Bunun yanında çocuklar üzerinde her zaman bütün insanlarca sevilebileceği şeklinde bir beklenti oluşturmamaya özen göstermelidir. Aynı zamanda çocuğun bireysel tercihlerine ve sosyal gereksinimlerine saygı göstermelidir. Bazı çocuklar birkaç arkadaşıyla mutluyken bazıları ise akran ilişkilerinde yüksek beklentilere sahip olabilir. Her iki durum için öğretmenlerin öğrencilerinin bireysel özelliklerinin farkında olması gereklidir. Öğrenci anlaşıldığını düşündüğü yetişkinlere daha çok güvenmekte olduğu için öğretmenlerin bu tür kriz durumlarında yapıcı çözümler üretmeleri gerekmektedir. Öğretmen-öğrenci, öğrenci-öğrenci arasındaki olumlu tutum, öğrencilerin okula olan sevgisini olumlu yönde etkilemektedir. Okulunu, öğretmenini ve arkadaşlarını seven çocukların öğrenmeleri daha kolay olmaktadır. Okulları sıkıcı hale getiren duvarları değil, öğretmenler ve idaredir. Okulu mutlu bir öğrenme yuvası haline getiren de öğretmenlerdir. Çocuktan çocuğa öğrenme şekilleri değişmekte olduğu için öğretmenlerin farklı yöntem ve biliyor ve severek uyguluyor olmaları, her öğrencisinin dünyasına adım atmak için ve her öğrencisinin kendisini keşfetmesi için bir fırsattır.

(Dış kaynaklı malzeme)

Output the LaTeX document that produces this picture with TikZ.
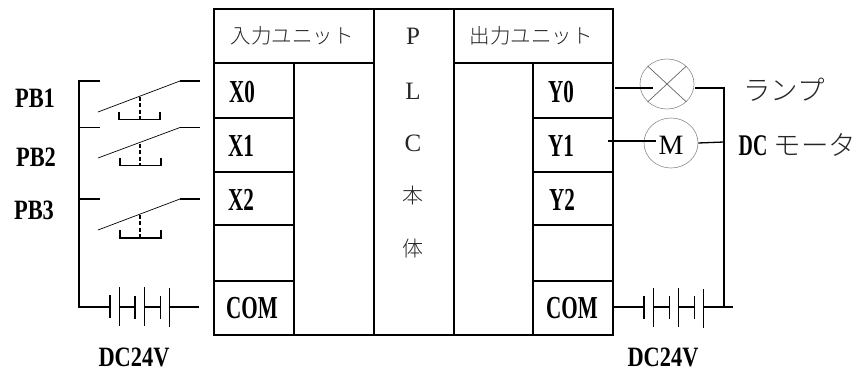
\documentclass[tikz,border=0pt]{standalone}
\usepackage{fontspec}
\setmainfont{Liberation Serif}
\newfontfamily\cjk{Noto Sans CJK JP Light}
\newfontfamily\labelfont[FakeStretch=0.8]{Liberation Serif Bold}
\newfontfamily\portfont[FakeStretch=0.66]{Liberation Serif Bold}
\tikzset{
	txt/.style={inner sep=0pt, outer sep=0pt, text=black},
	unit/.style={txt, font=\fontsize{20.5}{20.5}\selectfont\cjk, text=black!85},
	plc/.style={txt, font=\fontsize{25}{25}\selectfont, text=black!85},
	plcj/.style={txt, font=\fontsize{21}{21}\selectfont\cjk, text=black!85},
	load/.style={txt, font=\fontsize{27.5}{27.5}\selectfont\cjk, text=black!85},
	pb/.style={txt, font=\fontsize{28}{28}\selectfont\labelfont},
	port/.style={txt, font=\fontsize{32}{32}\selectfont\portfont},
	frame/.style={line width=1.7pt},
	wire/.style={line width=1.3pt},
	blade/.style={line width=0.7pt},
	push/.style={line width=1.2pt},
	lead/.style={line width=1.2pt},
	plate/.style={line width=0.8pt},
	device/.style={draw=black!45, line width=0.6pt, ellipse, minimum width=54pt, minimum height=50pt, inner sep=0pt}
}
\usetikzlibrary{shapes.geometric}
\begin{document}
\begin{tikzpicture}[x=1pt,y=-1pt]
	\useasboundingbox (0,0) rectangle (856,371);

	% unit frames
	\draw[frame] (214,9) rectangle (613,335);
	\draw[frame] (214,63) -- (374,63);
	\draw[frame] (454,63) -- (613,63);
	\draw[frame] (374,9) -- (374,335);
	\draw[frame] (454,9) -- (454,335);
	\draw[frame] (294,63) -- (294,335);
	\draw[frame] (533,63) -- (533,335);
	\draw[frame] (214,118) -- (294,118);
	\draw[frame] (214,172) -- (294,172);
	\draw[frame] (214,225) -- (294,225);
	\draw[frame] (214,281) -- (294,281);
	\draw[frame] (533,118) -- (613,118);
	\draw[frame] (533,172) -- (613,172);
	\draw[frame] (533,225) -- (613,225);
	\draw[frame] (533,281) -- (613,281);

	\node[unit] (inunit) at (292,36) {入力ユニット};
	\node[unit] (outunit) at (531,36) {出力ユニット};
	\node[plc] (plcP) at (413,36) {P};
	\node[plc] (plcL) at (413,91) {L};
	\node[plc] (plcC) at (413,143) {C};
	\node[plcj] (plcA) at (413,196) {本};
	\node[plcj] (plcB) at (413,249) {体};

	\node[port] (x0) at (242,92) {X0};
	\node[port] (x1) at (241,146) {X1};
	\node[port] (x2) at (241,200) {X2};
	\node[port] (incom) at (252,308) {COM};
	\node[port] (y0) at (561,92) {Y0};
	\node[port] (y1) at (561,146) {Y1};
	\node[port] (y2) at (562,200) {Y2};
	\node[port] (outcom) at (572,308) {COM};

	\node[pb] (pb1) at (35,98) {PB1};
	\node[pb] (pb2) at (36,157) {PB2};
	\node[pb] (pb3) at (34,210) {PB3};
	\node[pb] (dcin) at (134,357) {DC24V};
	\node[pb] (dcout) at (663,357) {DC24V};

	% input side
	\draw[wire] (100,81) -- (79,81) -- (79,307) -- (110,307);
	\draw[wire] (79,127.5) -- +(21,0);
	\draw[wire] (79,199) -- +(21,0);
	\draw[wire] (180,81) -- +(20,0);
	\draw[wire] (180,127.5) -- +(20,0);
	\draw[wire] (180,199) -- +(20,0);

	\draw[blade] (98,112) -- (180,81);
	\draw[blade] (98,158) -- (180,127.5);
	\draw[blade] (98,230) -- (180,199);
	\draw[push, dash pattern=on 4pt off 2.5pt] (140,97) -- +(0,22);
	\draw[push, dash pattern=on 4pt off 2.5pt] (140,144) -- +(0,21);
	\draw[push, dash pattern=on 4pt off 2.5pt] (140,215) -- +(0,23);
	\draw[push] (119,112) -- ++(0,7.5) -- ++(41,0) -- ++(0,-7.5);
	\draw[push] (120,158) -- ++(0,7.5) -- ++(41,0) -- ++(0,-7.5);
	\draw[push] (120,230) -- ++(0,8) -- ++(41,0) -- ++(0,-8);

	% input battery
	\draw[lead] (110,295) -- +(0,23);
	\draw[plate] (119,287) -- +(0,39);
	\draw[wire] (119,307) -- (135,307);
	\draw[lead] (135,296) -- +(0,23);
	\draw[plate] (144,287) -- +(0,39);
	\draw[wire] (144,307) -- (160,307);
	\draw[plate] (160,296) -- +(0,23);
	\draw[plate] (169,288) -- +(0,39);
	\draw[wire] (170,307) -- (199,307);

	% output side
	\node[device] (lamp) at (667,84) {};
	\node[device] (motor) at (671,143) {};
	\node[txt, font=\fontsize{28}{28}\selectfont] (motorM) at (671,145) {M};
	\draw[blade, draw=black!60] (lamp.north east) -- (lamp.south west);
	\draw[blade, draw=black!60] (lamp.north west) -- (lamp.south east);

	\coordinate (lampin) at (653,88);
	\coordinate (motorin) at (656,141);
	\draw[wire] (615,88) -- (lampin);
	\draw[wire] (608,141) -- (motorin);
	\draw[wire] (695,88) -- (724,88) -- (724,307);
	\draw[wire] (motor.east) -- (724,142);

	% output battery
	\draw[wire] (614,307) -- (644,307);
	\draw[lead] (644,296) -- +(0,23);
	\draw[plate] (653,288) -- +(0,39);
	\draw[wire] (653,307) -- (669,307);
	\draw[plate] (669,296) -- +(0,23);
	\draw[plate] (678,288) -- +(0,39);
	\draw[wire] (678,307) -- (694,307);
	\draw[plate] (694,296) -- +(0,23);
	\draw[plate] (703,289) -- +(0,39);
	\draw[wire] (704,307) -- (733,307);

	\node[load] (lamplabel) at (784,90) {ランプ};
	\node[txt, font=\fontsize{30}{30}\selectfont\portfont] (dclabel) at (753,146) {DC};
	\node[load] (motorlabel) at (815,145) {モータ};
\end{tikzpicture}
\end{document}
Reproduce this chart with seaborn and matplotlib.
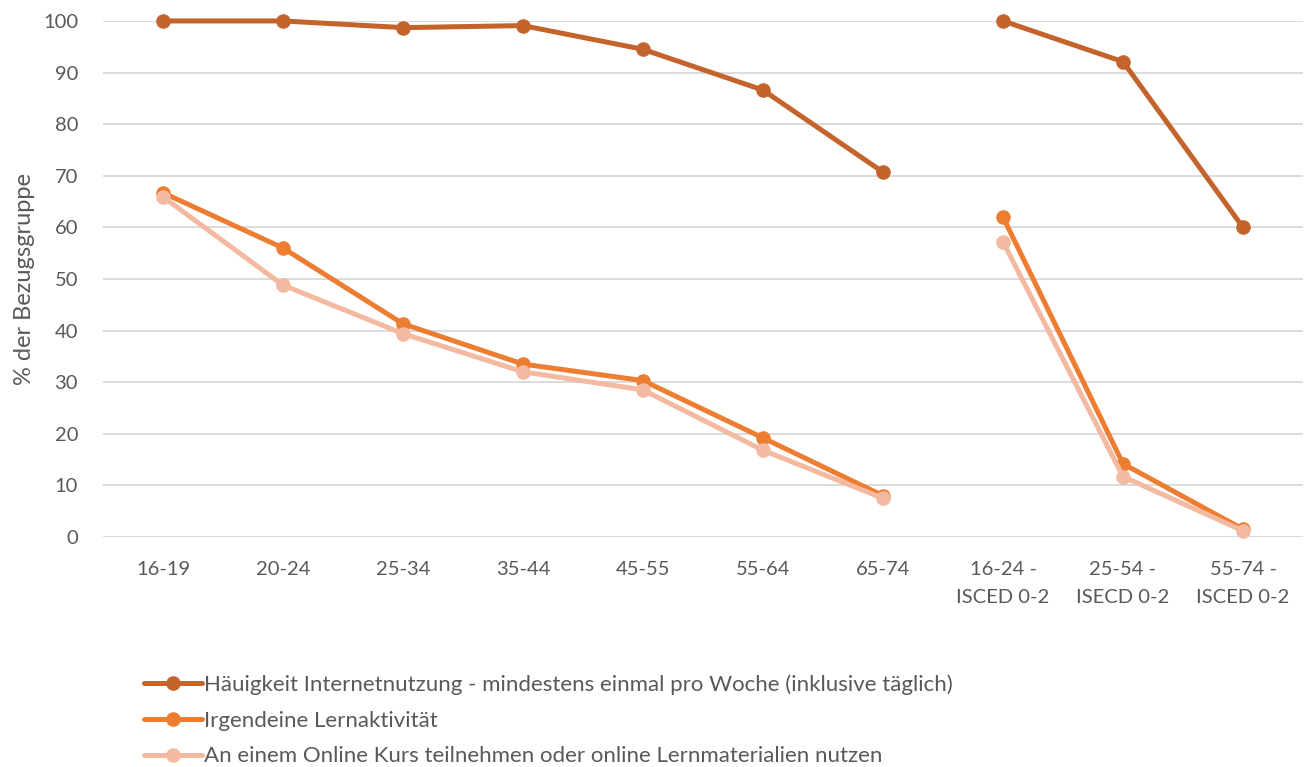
import matplotlib
matplotlib.use('Agg')
import matplotlib.pyplot as plt
import seaborn as sns
import pandas as pd


kategorien = ['16-19', '20-24', '25-34', '35-44', '45-55', '55-64', '65-74',
              '16-24 -\nISCED 0-2', '25-54 -\nISECD 0-2', '55-74 -\nISCED 0-2']
abschnitt = ['alter'] * 7 + ['isced'] * 3

internet = [100.0, 100.0, 98.7, 99.1, 94.5, 86.6, 70.7, 100.0, 92.1, 60.0]
lernaktivitaet = [66.7, 56.0, 41.3, 33.5, 30.3, 19.2, 8.0, 62.0, 14.2, 1.5]
online_kurs = [65.9, 48.8, 39.4, 32.0, 28.5, 16.8, 7.5, 57.2, 11.7, 1.2]

reihen = {
    'Häuigkeit Internetnutzung - mindestens einmal pro Woche (inklusive täglich)': internet,
    'Irgendeine Lernaktivität': lernaktivitaet,
    'An einem Online Kurs teilnehmen oder online Lernmaterialien nutzen': online_kurs,
}
farben = ['#C4632B', '#ED7D31', '#F4B9A1']


zeilen = []
for name, werte in reihen.items():
    for i, (kat, wert) in enumerate(zip(kategorien, werte)):
        zeilen.append({'pos': i, 'kategorie': kat, 'wert': wert,
                       'reihe': name, 'abschnitt': abschnitt[i]})
df = pd.DataFrame(zeilen)


sns.set_style('white')
plt.rcParams['font.family'] = ['Lato', 'DejaVu Sans']

fig = plt.figure(figsize=(13.11, 7.67), dpi=100)
ax = fig.add_axes([0.0786, 0.2999, 0.9153, 0.6728])

sns.lineplot(data=df, x='pos', y='wert', hue='reihe', units='abschnitt',
             estimator=None, sort=False, palette=farben, marker='o',
             linewidth=3.6, markersize=10.5, markeredgewidth=0, ax=ax,
             clip_on=False)

ax.set_xlim(-0.5, len(kategorien) - 0.5)
ax.set_ylim(0, 100)
ax.set_yticks(range(0, 101, 10))
ax.set_xticks(range(len(kategorien)))
ax.set_xticklabels(kategorien, fontsize=14.5, color='#595959', linespacing=1.85)
ax.tick_params(axis='y', labelsize=14.5, labelcolor='#595959', length=0, pad=18)
ax.tick_params(axis='x', length=0, pad=17)
ax.grid(axis='y', color='#D9D9D9', linewidth=1.3)
ax.set_axisbelow(True)
for s in ax.spines.values():
    s.set_visible(False)

ax.set_xlabel('')
ax.set_ylabel('% der Bezugsgruppe', fontsize=17, color='#595959', labelpad=6)

handles, labels = ax.get_legend_handles_labels()
ax.get_legend().remove()
fig.legend(handles, labels, loc='upper left', bbox_to_anchor=(0.103, 0.132),
           frameon=False, fontsize=16, labelcolor='#595959', handlelength=2.6,
           handletextpad=0.1, labelspacing=0.7, borderaxespad=0)

fig.savefig('out.png', dpi=100)
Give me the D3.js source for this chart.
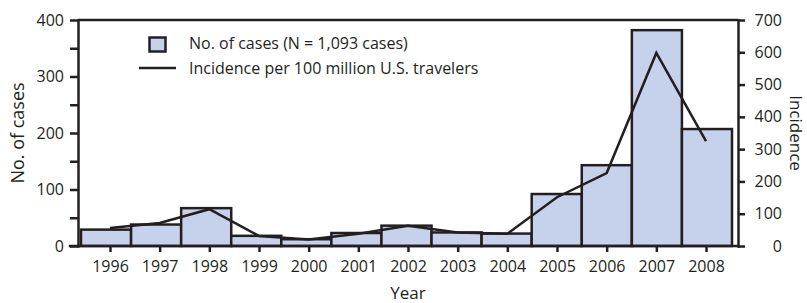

2.1.6.2 Akran eğitiminde öğrencinin rolü

Öğrenci, öğretmeninin rolü olan otorite, saygı ve yetkin olma özelliklerini akranlarına ders anlatırken üstlenmektedir. Yeni bilgiler aktarmak, sorulara cevap vermek, dinlemeyi sağlamak, ödevleri düzeltmek ve sorumluluk oluşturabilecek davranışlarda bulunmak ders anlatan öğrencinin, öğretmen rolünün birçok yönünü yansıttığını göstermektedir. Dersi anlatan öğrenci ya da öğrenciler akademik ve sosyal olarak olumlu nitelikler kazanmaktadır (Can, 2009). Grup içerisinde konuyu anlatmak, konu ile ilgili soruları çözüme ulaştırmak için arkadaşlarına yardım etmektedirler. Öğrenciler anlamadıkları yerleri birbirilerine daha rahat sorup öğrenecekleri için her iki tarafa da katkı sağlamaktadır (Demirel, 2013). Bu şekilde okulu ve derslerini sevme, arkadaşlarına yardım etme, bu yardımdan hoşnut olma ve onlar tarafından sevilme gibi önemli özellikleri bu rolle kazanmaktadırlar (Can, 2009).

Öğretmen rolünü üstlenen öğrenci aynı zamanda özgüveni ve sorumluluk duygusu da gelişmektedir (Demirel, 2013). Ayrıca kendileri öğreten rolü içinde olduklarında öğretmenlerinin onlar üzerinde uyguladığı tutum ve davranışlarla empati yapmaktadırlar. Böylece öğrenciler iyi olmak için daha doğru davranış sergilemenin önemli olduğunu görmektedirler. Bu sayede öğretmenleriyle empati kurduklarından üslendikleri öğreten rolünden geri döndüklerinde sergiledikleri davranışlarla sınıftaki diğer arkadaşlarına örnek olurlar (Robinson ve diğerleri akt., Can, 2009).